The pH analysis following the addition of luffa fibers shows a slight and gradual acidification of the soil, with values decreasing from 7.5 to 6.04, yet remaining within acceptable limits. This moderate pH reduction does not indicate aggressive acidification, suggesting that luffa does not chemically alter the soil in a harmful way, unlike agents such as cement or lime, which significantly increase pH. The results are presented in Figure 10. According to the FD P18-011 (Association Française de Normalisation, 2022), soils with a pH between 5.5 and 6.5 are classified as slightly aggressive.
This classification applies to soils reinforced with 1.5% and 2% luffa fiber, whereas those with 0.5% and 1% remain neutral and non-aggressive. Therefore, it can be concluded that luffa fiber treatment is environmentally friendly, maintaining the soil's chemical balance while enhancing its mechanical properties. This stability supports the ecological nature of the treatment, with no significant alteration of the soil’s chemical structure.
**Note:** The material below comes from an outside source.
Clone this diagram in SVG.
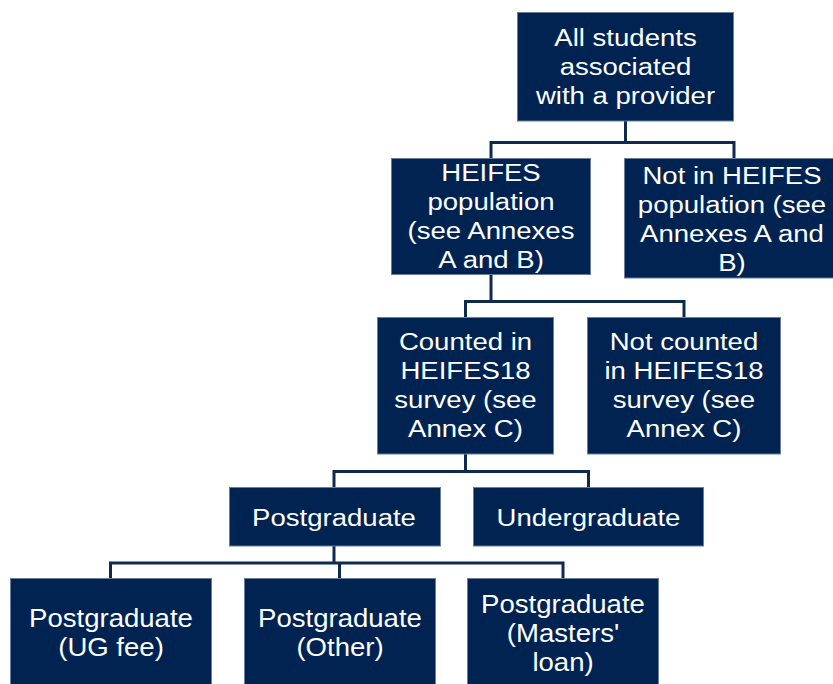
<svg xmlns="http://www.w3.org/2000/svg" width="833" height="684" viewBox="0 0 833 684">
<style>
.box{fill:#002352;stroke:#6a7d9c;stroke-width:1}
.t{font-family:"Liberation Sans",Arial,sans-serif;fill:#ffffff;text-anchor:middle}
.a{font-size:24.6px}
.b{font-size:26.5px}
.c{fill:none;stroke:#0f2a4d;stroke-width:3}
</style>
<rect width="833" height="684" fill="#ffffff"/>
<g id="connectors">
<path class="c" d="M625.5 121V142.5M491 158V142.5H734V158"/>
<path class="c" d="M491 275V301.5M465.5 317V301.5H684V317"/>
<path class="c" d="M465.5 454V471.5M334 487V471.5H588.5V487"/>
<path class="c" d="M334 546V563M110.5 578V563H563V578M339.5 563V578"/>
</g>
<g id="n1">
<rect class="box" x="517.5" y="12.5" width="216" height="108.5"/>
<g class="t a" transform="translate(625.5,0) scale(1.12,1)">
<text y="46.5">All students</text><text y="75.5">associated</text><text y="104">with a provider</text>
</g>
</g>
<g id="n2">
<rect class="box" x="391.5" y="158.5" width="199" height="116"/>
<g class="t a" transform="translate(491,0) scale(1.12,1)">
<text y="181.5">HEIFES</text><text y="210.5">population</text><text y="239.5">(see Annexes</text><text y="268.5">A and B)</text>
</g>
</g>
<g id="n3">
<rect class="box" x="624.5" y="158.5" width="216" height="119.5"/>
<g class="t a" transform="translate(732,0) scale(1.12,1)">
<text y="184.5">Not in HEIFES</text><text y="213.5">population (see</text><text y="242.5">Annexes A and</text><text y="271.5">B)</text>
</g>
</g>
<g id="n4">
<rect class="box" x="377.5" y="317.5" width="176" height="136.5"/>
<g class="t a" transform="translate(465.5,0) scale(1.12,1)">
<text y="350">Counted in</text><text y="379">HEIFES18</text><text y="408">survey (see</text><text y="437">Annex C)</text>
</g>
</g>
<g id="n5">
<rect class="box" x="587.5" y="317.5" width="193" height="136.5"/>
<g class="t a" transform="translate(684,0) scale(1.12,1)">
<text y="350">Not counted</text><text y="379">in HEIFES18</text><text y="408">survey (see</text><text y="437">Annex C)</text>
</g>
</g>
<g id="n6">
<rect class="box" x="229.5" y="487.5" width="211" height="58.5"/>
<g class="t a" transform="translate(334,0) scale(1.12,1)"><text y="526">Postgraduate</text></g>
</g>
<g id="n7">
<rect class="box" x="473.5" y="487.5" width="230" height="58.5"/>
<g class="t a" transform="translate(588.5,0) scale(1.12,1)"><text y="526">Undergraduate</text></g>
</g>
<g id="n8">
<rect class="box" x="10.5" y="578.5" width="201" height="110"/>
<g class="t b" transform="translate(111,0) scale(1.04,1)">
<text y="627.5">Postgraduate</text><text y="656">(UG fee)</text>
</g>
</g>
<g id="n9">
<rect class="box" x="244.5" y="578.5" width="191" height="110"/>
<g class="t b" transform="translate(340,0) scale(1.04,1)">
<text y="627.5">Postgraduate</text><text y="656">(Other)</text>
</g>
</g>
<g id="n10">
<rect class="box" x="467.5" y="578.5" width="191" height="110"/>
<g class="t b" transform="translate(563,0) scale(1.04,1)">
<text y="613">Postgraduate</text><text y="642">(Masters'</text><text y="671">loan)</text>
</g>
</g>
</svg>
pH variation versus luffa fiber content
The results of the methylene blue value (MBV) tests conducted on both treated and untreated soils are presented in Figure 11.

Variation of the methylene blue value (MBV) of treated and untreated soil as a function of luffa fiber content
As illustrated in Figure 11, a linear decrease in the methylene blue value (MBV) was observed with the addition of 1% luffa fiber, reaching a minimum value of 4.49. However, further increases in luffa fiber content to 1.5% and 2% resulted in a rise in MBV, reaching 4.68 and 4.87, respectively.
This behavior can be attributed to the formation of hydration products from pozzolanic reactions, which coat the surfaces of soil particles and act as binding agents. This coating initially reduces the available surface area for methylene blue adsorption, thereby lowering the MBV. However, at higher fiber contents (1.5% and 2%), the increased presence of organic matter may interfere with this effect, leading to a subsequent rise in MBV.
The compaction test is crucial for assessing the impact of natural luffa fiber on the optimum moisture content (OMC) and the corresponding maximum dry unit weight (MDUW) of expansive soils. Standard Proctor tests were conducted to assess these compaction characteristics.
Table 6 summarizes the results, including the MDUW and OMC for the various soil and luffa fiber mixtures. The samples were compacted using the Standard Proctor method in three layers, with each layer receiving 25 blows from a standard hammer weighing 2.5 kg and falling from a height of 30 cm. A cylindrical mold with a diameter of 10.15 cm and a height of 11.65 cm was used. The Standard Proctor parameters were determined from the compaction curve, which relates dry unit weight to moisture content.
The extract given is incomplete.